The recent release of hacking software thought to be used by National Security Agency by a group called the Shadow Brokers, may sound like a plot from a 21st century spy novel, but indicates that cyber issues are a still a big part of the political, economic and business landscape.

After the Snowden revelations indicated the scope of cyber-attacks to support US foreign policy, the release of data from the Democrat National Committee, and calls from Donald Trump for Russia to release Hillary Clinton’s e-mails, further entwined the political and technological status between both countries

Historically, cyber threats to businesses were clear cut and often based on Intellectual Property based espionage or intelligence gathering, rather than as a proxy for wider conflicts.
This is compounded as Geopolitical exposure is hard to measure and isn’t well understood by the cyber community. If an organisation doesn’t work for a Government or create large amounts of IP it is rarely viewed as a risk, and – even if it is – it’s often accepted as being too costly to protect against.
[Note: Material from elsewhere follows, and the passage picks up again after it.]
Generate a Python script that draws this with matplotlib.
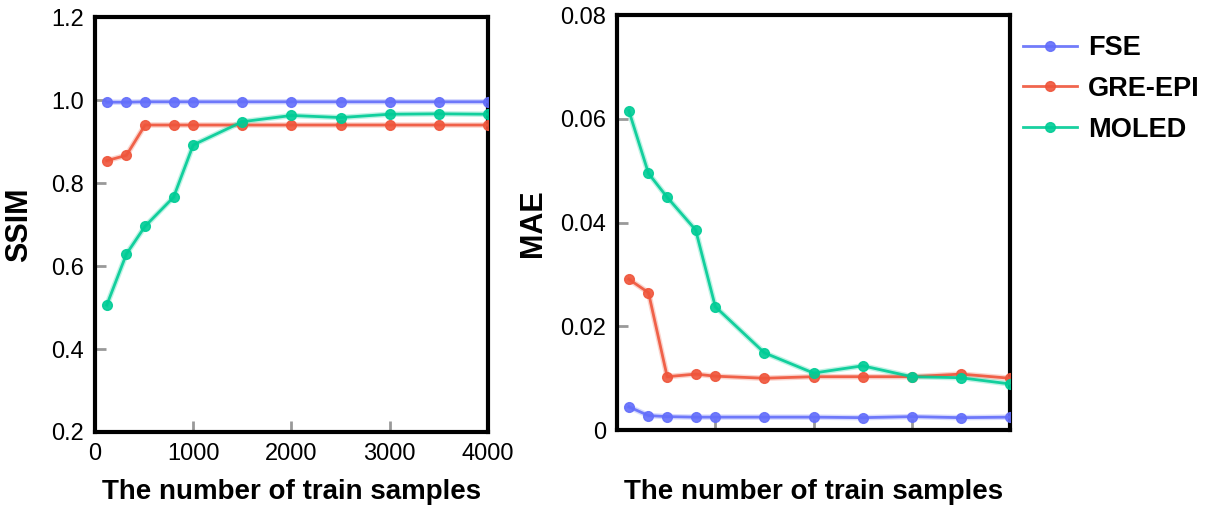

Now businesses and individuals with interests in either Russia or the US – or those that may be perceived to represent them publically – are potentially at increased risk of being collateral damage in a cyber-version of ‘politics by other means’.

The excitement and hype once seen around nation state cyber attackers who are highly capable or aggressive has largely abated. This does not mean the threat has weakened: there is more evidence of nation states and those related to them turning to cyber and technology attacks to both gather information, but also to prevent action and to influence real-world events.

It is likely that the interests of both Russia and the US will continue to conflict publically with increased domestic and international attention around the US election. Taking steps to understand the geopolitical cyber exposure of an organisation should be embedded in any companies’ risk management strategy, with an expectation that more future conflicts will play out through cyber attacks.